◆ **SOURCE MATERIAL**:
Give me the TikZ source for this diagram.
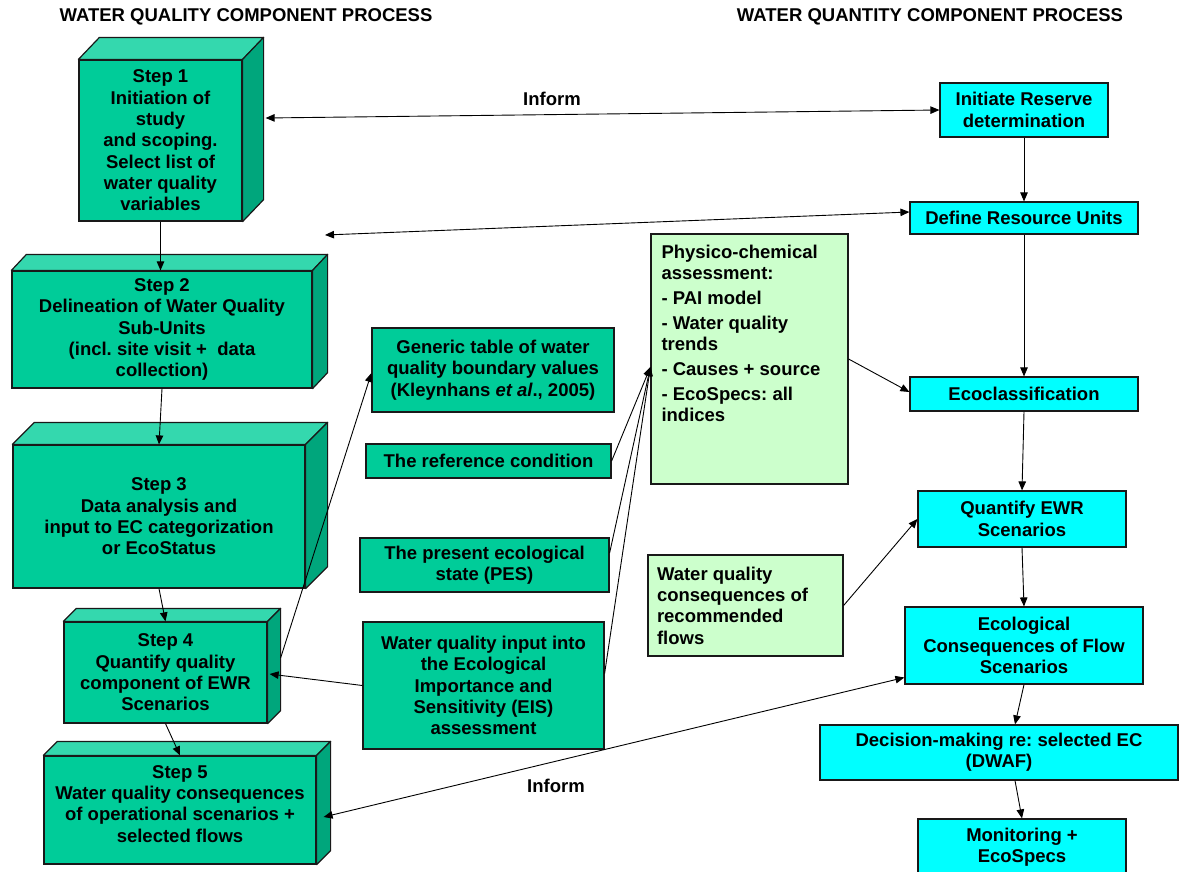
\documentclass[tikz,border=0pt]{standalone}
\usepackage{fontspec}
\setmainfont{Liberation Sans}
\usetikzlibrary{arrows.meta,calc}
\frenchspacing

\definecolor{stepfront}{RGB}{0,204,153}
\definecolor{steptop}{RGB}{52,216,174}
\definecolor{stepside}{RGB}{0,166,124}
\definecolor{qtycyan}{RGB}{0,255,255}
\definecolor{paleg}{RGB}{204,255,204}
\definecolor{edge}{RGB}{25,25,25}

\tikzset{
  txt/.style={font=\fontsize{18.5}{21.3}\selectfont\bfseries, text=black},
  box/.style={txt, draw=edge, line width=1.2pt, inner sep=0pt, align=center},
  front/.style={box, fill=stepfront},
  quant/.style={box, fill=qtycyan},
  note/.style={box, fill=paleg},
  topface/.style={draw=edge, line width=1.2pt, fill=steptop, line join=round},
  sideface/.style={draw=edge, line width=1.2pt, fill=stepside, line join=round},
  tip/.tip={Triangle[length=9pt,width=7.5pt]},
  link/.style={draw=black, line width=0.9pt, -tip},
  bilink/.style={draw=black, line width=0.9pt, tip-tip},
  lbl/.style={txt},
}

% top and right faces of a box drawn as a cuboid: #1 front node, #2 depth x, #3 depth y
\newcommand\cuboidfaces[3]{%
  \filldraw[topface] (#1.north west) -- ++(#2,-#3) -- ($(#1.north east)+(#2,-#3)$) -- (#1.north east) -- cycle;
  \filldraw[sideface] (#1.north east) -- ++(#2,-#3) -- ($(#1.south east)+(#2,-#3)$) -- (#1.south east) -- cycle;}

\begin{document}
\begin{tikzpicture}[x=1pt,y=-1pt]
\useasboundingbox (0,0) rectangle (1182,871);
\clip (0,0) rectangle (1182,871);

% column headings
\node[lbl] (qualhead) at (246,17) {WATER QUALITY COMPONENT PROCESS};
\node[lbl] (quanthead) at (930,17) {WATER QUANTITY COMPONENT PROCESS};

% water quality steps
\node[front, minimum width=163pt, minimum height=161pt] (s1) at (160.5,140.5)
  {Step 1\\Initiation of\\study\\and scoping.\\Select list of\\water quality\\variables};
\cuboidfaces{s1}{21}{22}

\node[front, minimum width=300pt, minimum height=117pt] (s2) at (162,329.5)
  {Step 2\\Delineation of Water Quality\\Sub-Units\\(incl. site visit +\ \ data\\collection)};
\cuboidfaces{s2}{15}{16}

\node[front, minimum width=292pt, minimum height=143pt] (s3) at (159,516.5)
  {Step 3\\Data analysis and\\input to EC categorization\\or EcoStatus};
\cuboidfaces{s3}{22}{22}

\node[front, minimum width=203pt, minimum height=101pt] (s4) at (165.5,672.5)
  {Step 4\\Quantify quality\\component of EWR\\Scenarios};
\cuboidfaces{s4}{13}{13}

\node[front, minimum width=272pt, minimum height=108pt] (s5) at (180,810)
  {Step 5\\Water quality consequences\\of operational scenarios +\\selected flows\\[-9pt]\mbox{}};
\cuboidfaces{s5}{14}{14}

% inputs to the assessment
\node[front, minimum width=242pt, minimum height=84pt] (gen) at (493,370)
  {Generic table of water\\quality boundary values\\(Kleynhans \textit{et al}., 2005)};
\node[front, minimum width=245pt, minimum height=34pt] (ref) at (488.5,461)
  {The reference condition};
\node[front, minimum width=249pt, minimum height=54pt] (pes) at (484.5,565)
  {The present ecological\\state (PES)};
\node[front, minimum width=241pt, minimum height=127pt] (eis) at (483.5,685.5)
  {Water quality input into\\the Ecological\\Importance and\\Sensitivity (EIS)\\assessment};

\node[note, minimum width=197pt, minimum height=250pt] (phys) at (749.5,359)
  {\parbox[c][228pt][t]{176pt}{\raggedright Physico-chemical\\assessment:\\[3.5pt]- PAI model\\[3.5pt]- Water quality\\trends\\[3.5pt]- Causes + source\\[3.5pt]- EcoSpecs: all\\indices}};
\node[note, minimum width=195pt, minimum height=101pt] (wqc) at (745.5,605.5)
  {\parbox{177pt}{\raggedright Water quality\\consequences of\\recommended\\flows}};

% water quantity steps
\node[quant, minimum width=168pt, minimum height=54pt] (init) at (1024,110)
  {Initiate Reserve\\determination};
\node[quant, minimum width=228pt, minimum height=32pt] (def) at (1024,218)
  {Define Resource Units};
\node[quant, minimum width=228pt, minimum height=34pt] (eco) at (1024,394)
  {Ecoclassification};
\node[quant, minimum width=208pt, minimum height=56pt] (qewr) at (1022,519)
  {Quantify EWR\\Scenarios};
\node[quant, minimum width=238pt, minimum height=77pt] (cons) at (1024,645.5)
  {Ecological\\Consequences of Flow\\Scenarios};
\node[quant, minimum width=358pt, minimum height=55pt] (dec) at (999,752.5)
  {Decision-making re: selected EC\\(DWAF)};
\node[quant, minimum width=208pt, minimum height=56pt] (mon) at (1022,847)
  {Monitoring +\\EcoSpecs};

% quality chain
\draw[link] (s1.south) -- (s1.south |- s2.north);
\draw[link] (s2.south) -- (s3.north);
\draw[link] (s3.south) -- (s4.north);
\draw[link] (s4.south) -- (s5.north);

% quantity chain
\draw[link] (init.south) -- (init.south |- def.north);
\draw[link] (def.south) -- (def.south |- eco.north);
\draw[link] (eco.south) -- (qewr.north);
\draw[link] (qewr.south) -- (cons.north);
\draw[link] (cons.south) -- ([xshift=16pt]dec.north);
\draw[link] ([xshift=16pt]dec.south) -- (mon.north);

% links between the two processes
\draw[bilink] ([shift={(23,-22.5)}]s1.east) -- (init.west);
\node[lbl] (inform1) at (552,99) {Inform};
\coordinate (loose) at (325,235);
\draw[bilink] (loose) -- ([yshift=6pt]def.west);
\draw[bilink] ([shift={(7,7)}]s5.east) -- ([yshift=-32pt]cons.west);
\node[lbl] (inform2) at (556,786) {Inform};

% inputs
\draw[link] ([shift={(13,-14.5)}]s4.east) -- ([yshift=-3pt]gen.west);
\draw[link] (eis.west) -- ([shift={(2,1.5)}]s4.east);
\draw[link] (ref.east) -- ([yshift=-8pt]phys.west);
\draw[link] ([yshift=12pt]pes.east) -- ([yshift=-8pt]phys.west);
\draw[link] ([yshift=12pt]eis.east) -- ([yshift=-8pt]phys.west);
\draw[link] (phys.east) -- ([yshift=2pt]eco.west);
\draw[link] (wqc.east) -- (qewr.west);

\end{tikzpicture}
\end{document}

◆ **WHAT NEEDS TO BE DONE**:
Would you set down the listing exactly, omitting pictures?

◆ **SOLUTION**:
Give me the TikZ source for this diagram.
\documentclass[tikz,border=0pt]{standalone}
\usepackage{fontspec}
\setmainfont{Liberation Sans}
\usetikzlibrary{arrows.meta,calc}
\frenchspacing

\definecolor{stepfront}{RGB}{0,204,153}
\definecolor{steptop}{RGB}{52,216,174}
\definecolor{stepside}{RGB}{0,166,124}
\definecolor{qtycyan}{RGB}{0,255,255}
\definecolor{paleg}{RGB}{204,255,204}
\definecolor{edge}{RGB}{25,25,25}

\tikzset{
  txt/.style={font=\fontsize{18.5}{21.3}\selectfont\bfseries, text=black},
  box/.style={txt, draw=edge, line width=1.2pt, inner sep=0pt, align=center},
  front/.style={box, fill=stepfront},
  quant/.style={box, fill=qtycyan},
  note/.style={box, fill=paleg},
  topface/.style={draw=edge, line width=1.2pt, fill=steptop, line join=round},
  sideface/.style={draw=edge, line width=1.2pt, fill=stepside, line join=round},
  tip/.tip={Triangle[length=9pt,width=7.5pt]},
  link/.style={draw=black, line width=0.9pt, -tip},
  bilink/.style={draw=black, line width=0.9pt, tip-tip},
  lbl/.style={txt},
}

% top and right faces of a box drawn as a cuboid: #1 front node, #2 depth x, #3 depth y
\newcommand\cuboidfaces[3]{%
  \filldraw[topface] (#1.north west) -- ++(#2,-#3) -- ($(#1.north east)+(#2,-#3)$) -- (#1.north east) -- cycle;
  \filldraw[sideface] (#1.north east) -- ++(#2,-#3) -- ($(#1.south east)+(#2,-#3)$) -- (#1.south east) -- cycle;}

\begin{document}
\begin{tikzpicture}[x=1pt,y=-1pt]
\useasboundingbox (0,0) rectangle (1182,871);
\clip (0,0) rectangle (1182,871);

% column headings
\node[lbl] (qualhead) at (246,17) {WATER QUALITY COMPONENT PROCESS};
\node[lbl] (quanthead) at (930,17) {WATER QUANTITY COMPONENT PROCESS};

% water quality steps
\node[front, minimum width=163pt, minimum height=161pt] (s1) at (160.5,140.5)
  {Step 1\\Initiation of\\study\\and scoping.\\Select list of\\water quality\\variables};
\cuboidfaces{s1}{21}{22}

\node[front, minimum width=300pt, minimum height=117pt] (s2) at (162,329.5)
  {Step 2\\Delineation of Water Quality\\Sub-Units\\(incl. site visit +\ \ data\\collection)};
\cuboidfaces{s2}{15}{16}

\node[front, minimum width=292pt, minimum height=143pt] (s3) at (159,516.5)
  {Step 3\\Data analysis and\\input to EC categorization\\or EcoStatus};
\cuboidfaces{s3}{22}{22}

\node[front, minimum width=203pt, minimum height=101pt] (s4) at (165.5,672.5)
  {Step 4\\Quantify quality\\component of EWR\\Scenarios};
\cuboidfaces{s4}{13}{13}

\node[front, minimum width=272pt, minimum height=108pt] (s5) at (180,810)
  {Step 5\\Water quality consequences\\of operational scenarios +\\selected flows\\[-9pt]\mbox{}};
\cuboidfaces{s5}{14}{14}

% inputs to the assessment
\node[front, minimum width=242pt, minimum height=84pt] (gen) at (493,370)
  {Generic table of water\\quality boundary values\\(Kleynhans \textit{et al}., 2005)};
\node[front, minimum width=245pt, minimum height=34pt] (ref) at (488.5,461)
  {The reference condition};
\node[front, minimum width=249pt, minimum height=54pt] (pes) at (484.5,565)
  {The present ecological\\state (PES)};
\node[front, minimum width=241pt, minimum height=127pt] (eis) at (483.5,685.5)
  {Water quality input into\\the Ecological\\Importance and\\Sensitivity (EIS)\\assessment};

\node[note, minimum width=197pt, minimum height=250pt] (phys) at (749.5,359)
  {\parbox[c][228pt][t]{176pt}{\raggedright Physico-chemical\\assessment:\\[3.5pt]- PAI model\\[3.5pt]- Water quality\\trends\\[3.5pt]- Causes + source\\[3.5pt]- EcoSpecs: all\\indices}};
\node[note, minimum width=195pt, minimum height=101pt] (wqc) at (745.5,605.5)
  {\parbox{177pt}{\raggedright Water quality\\consequences of\\recommended\\flows}};

% water quantity steps
\node[quant, minimum width=168pt, minimum height=54pt] (init) at (1024,110)
  {Initiate Reserve\\determination};
\node[quant, minimum width=228pt, minimum height=32pt] (def) at (1024,218)
  {Define Resource Units};
\node[quant, minimum width=228pt, minimum height=34pt] (eco) at (1024,394)
  {Ecoclassification};
\node[quant, minimum width=208pt, minimum height=56pt] (qewr) at (1022,519)
  {Quantify EWR\\Scenarios};
\node[quant, minimum width=238pt, minimum height=77pt] (cons) at (1024,645.5)
  {Ecological\\Consequences of Flow\\Scenarios};
\node[quant, minimum width=358pt, minimum height=55pt] (dec) at (999,752.5)
  {Decision-making re: selected EC\\(DWAF)};
\node[quant, minimum width=208pt, minimum height=56pt] (mon) at (1022,847)
  {Monitoring +\\EcoSpecs};

% quality chain
\draw[link] (s1.south) -- (s1.south |- s2.north);
\draw[link] (s2.south) -- (s3.north);
\draw[link] (s3.south) -- (s4.north);
\draw[link] (s4.south) -- (s5.north);

% quantity chain
\draw[link] (init.south) -- (init.south |- def.north);
\draw[link] (def.south) -- (def.south |- eco.north);
\draw[link] (eco.south) -- (qewr.north);
\draw[link] (qewr.south) -- (cons.north);
\draw[link] (cons.south) -- ([xshift=16pt]dec.north);
\draw[link] ([xshift=16pt]dec.south) -- (mon.north);

% links between the two processes
\draw[bilink] ([shift={(23,-22.5)}]s1.east) -- (init.west);
\node[lbl] (inform1) at (552,99) {Inform};
\coordinate (loose) at (325,235);
\draw[bilink] (loose) -- ([yshift=6pt]def.west);
\draw[bilink] ([shift={(7,7)}]s5.east) -- ([yshift=-32pt]cons.west);
\node[lbl] (inform2) at (556,786) {Inform};

% inputs
\draw[link] ([shift={(13,-14.5)}]s4.east) -- ([yshift=-3pt]gen.west);
\draw[link] (eis.west) -- ([shift={(2,1.5)}]s4.east);
\draw[link] (ref.east) -- ([yshift=-8pt]phys.west);
\draw[link] ([yshift=12pt]pes.east) -- ([yshift=-8pt]phys.west);
\draw[link] ([yshift=12pt]eis.east) -- ([yshift=-8pt]phys.west);
\draw[link] (phys.east) -- ([yshift=2pt]eco.west);
\draw[link] (wqc.east) -- (qewr.west);

\end{tikzpicture}
\end{document}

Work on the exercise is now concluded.